++++ RECORDS PROVIDED
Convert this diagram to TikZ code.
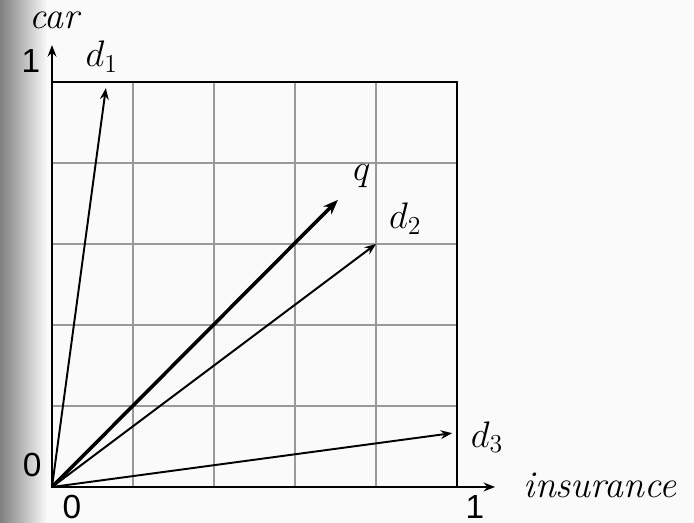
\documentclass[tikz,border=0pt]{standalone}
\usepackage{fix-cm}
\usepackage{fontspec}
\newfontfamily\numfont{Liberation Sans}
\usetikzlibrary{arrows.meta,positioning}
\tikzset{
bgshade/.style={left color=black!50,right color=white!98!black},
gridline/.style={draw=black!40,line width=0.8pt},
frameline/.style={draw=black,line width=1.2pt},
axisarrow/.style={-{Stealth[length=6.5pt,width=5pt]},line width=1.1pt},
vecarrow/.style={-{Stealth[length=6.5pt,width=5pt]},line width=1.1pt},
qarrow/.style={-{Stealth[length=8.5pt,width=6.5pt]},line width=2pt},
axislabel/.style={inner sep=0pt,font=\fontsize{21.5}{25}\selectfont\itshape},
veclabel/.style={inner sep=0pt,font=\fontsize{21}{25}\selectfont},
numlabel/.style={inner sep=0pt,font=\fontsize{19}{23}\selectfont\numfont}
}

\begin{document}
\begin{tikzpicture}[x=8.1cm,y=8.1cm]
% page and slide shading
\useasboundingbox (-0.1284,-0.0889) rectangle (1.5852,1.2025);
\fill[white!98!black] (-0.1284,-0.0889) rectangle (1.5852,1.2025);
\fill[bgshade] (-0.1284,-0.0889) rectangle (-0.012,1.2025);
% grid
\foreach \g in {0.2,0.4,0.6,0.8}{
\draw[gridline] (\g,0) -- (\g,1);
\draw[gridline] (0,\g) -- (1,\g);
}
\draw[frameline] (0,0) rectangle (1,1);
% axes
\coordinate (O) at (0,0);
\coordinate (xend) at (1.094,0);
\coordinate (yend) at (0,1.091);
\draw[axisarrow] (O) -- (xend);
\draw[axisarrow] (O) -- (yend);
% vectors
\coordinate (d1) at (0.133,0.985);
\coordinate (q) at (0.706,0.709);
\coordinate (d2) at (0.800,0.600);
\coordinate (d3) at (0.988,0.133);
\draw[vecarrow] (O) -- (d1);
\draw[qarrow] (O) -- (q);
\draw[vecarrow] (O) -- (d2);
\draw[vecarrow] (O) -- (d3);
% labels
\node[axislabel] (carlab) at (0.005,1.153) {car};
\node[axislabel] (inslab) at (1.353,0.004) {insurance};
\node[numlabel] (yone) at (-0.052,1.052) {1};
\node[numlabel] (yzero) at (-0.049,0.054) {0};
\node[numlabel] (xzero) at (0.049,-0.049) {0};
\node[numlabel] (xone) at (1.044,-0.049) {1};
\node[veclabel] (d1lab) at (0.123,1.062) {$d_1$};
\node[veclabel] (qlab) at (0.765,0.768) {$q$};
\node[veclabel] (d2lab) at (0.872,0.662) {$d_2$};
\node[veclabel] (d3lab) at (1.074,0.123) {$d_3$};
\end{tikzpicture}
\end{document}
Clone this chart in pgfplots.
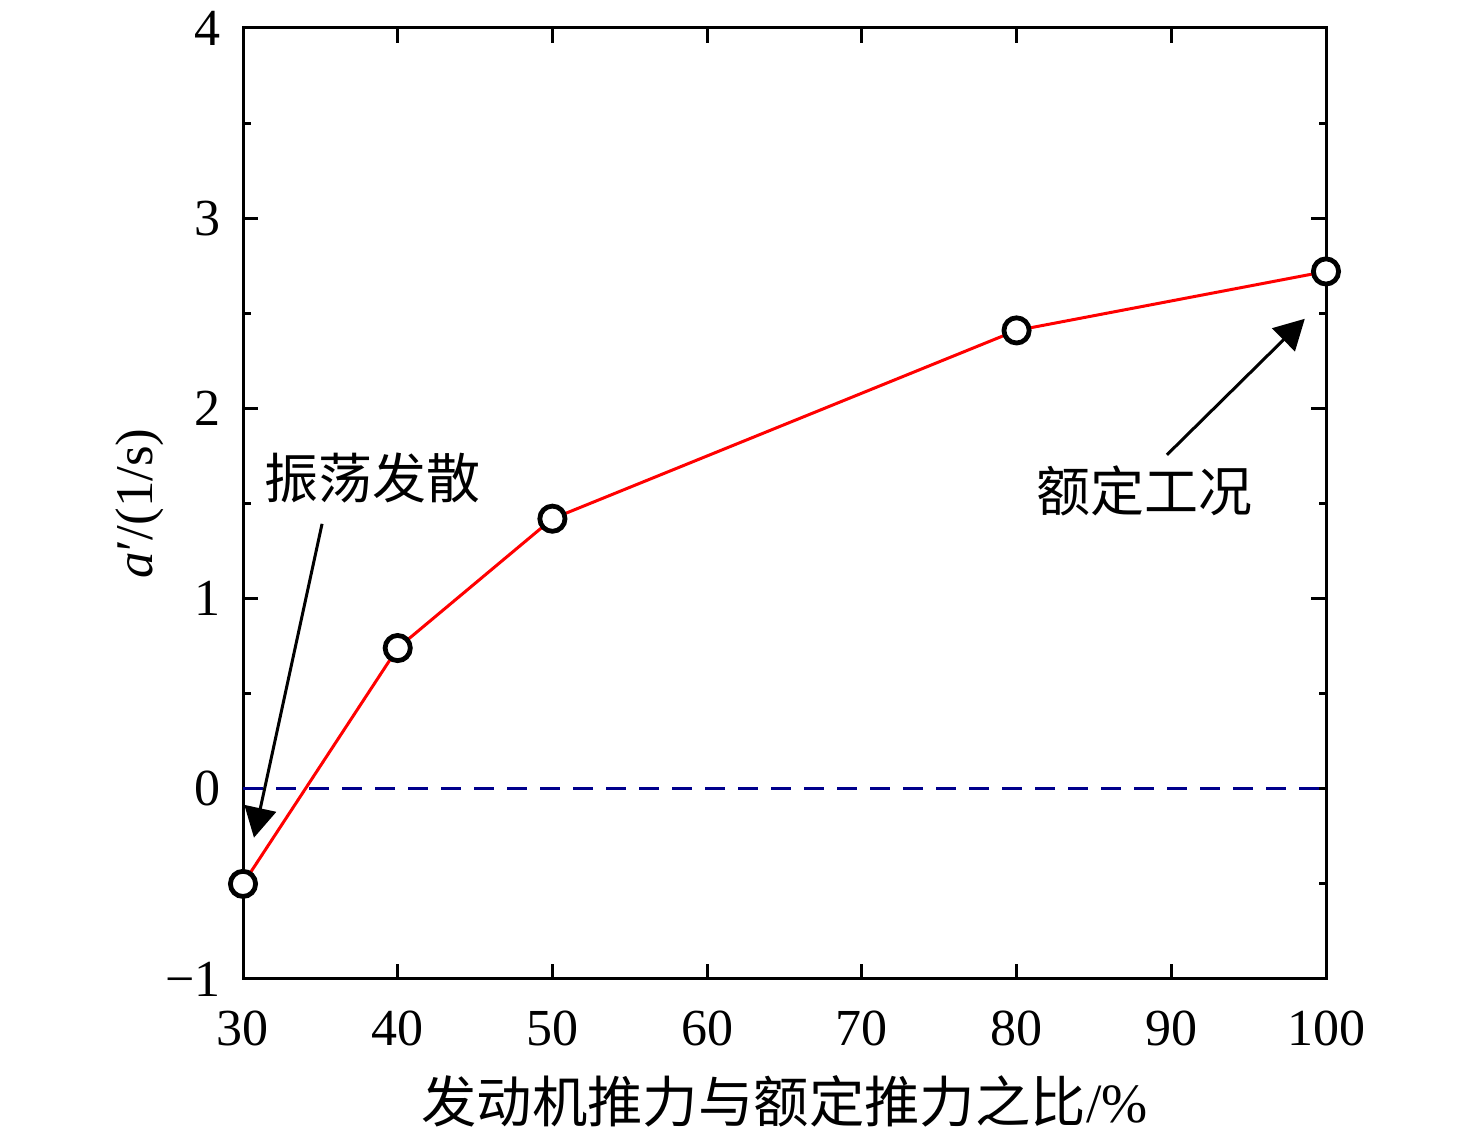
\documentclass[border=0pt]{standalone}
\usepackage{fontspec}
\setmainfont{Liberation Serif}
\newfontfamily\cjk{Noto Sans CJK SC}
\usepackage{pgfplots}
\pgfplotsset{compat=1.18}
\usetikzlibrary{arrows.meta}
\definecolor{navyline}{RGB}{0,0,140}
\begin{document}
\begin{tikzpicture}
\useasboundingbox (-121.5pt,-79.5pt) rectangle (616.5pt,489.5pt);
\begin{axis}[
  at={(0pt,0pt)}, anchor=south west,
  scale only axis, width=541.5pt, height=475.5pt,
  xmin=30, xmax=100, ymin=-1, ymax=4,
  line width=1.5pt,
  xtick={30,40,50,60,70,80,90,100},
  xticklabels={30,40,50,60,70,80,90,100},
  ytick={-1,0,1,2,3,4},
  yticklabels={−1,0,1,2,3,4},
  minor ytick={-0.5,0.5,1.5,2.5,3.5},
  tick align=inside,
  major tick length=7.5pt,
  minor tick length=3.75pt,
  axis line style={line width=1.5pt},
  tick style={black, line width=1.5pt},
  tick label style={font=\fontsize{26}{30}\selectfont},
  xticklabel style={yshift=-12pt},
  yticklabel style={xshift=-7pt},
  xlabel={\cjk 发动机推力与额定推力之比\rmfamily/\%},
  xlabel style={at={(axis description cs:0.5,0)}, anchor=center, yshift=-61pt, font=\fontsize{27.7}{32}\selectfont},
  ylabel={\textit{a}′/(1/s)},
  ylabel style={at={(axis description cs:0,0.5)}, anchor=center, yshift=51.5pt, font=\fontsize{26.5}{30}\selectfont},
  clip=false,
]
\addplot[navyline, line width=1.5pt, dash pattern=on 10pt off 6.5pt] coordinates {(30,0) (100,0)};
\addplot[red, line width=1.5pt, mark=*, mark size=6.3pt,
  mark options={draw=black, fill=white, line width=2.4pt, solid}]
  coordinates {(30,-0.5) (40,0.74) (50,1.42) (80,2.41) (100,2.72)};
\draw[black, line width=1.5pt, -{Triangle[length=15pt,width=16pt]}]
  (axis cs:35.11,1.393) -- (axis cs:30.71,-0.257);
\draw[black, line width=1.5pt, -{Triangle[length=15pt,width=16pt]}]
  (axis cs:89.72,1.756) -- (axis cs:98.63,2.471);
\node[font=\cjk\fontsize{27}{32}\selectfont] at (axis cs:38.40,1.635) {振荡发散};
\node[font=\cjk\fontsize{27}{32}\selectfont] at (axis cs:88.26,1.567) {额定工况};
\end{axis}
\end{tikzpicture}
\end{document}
++++++++
AIM OF THE EXERCISE: List every line from the entries above in which "this" appears.

WORKED ANSWER:
Convert this diagram to TikZ code.
Clone this chart in pgfplots.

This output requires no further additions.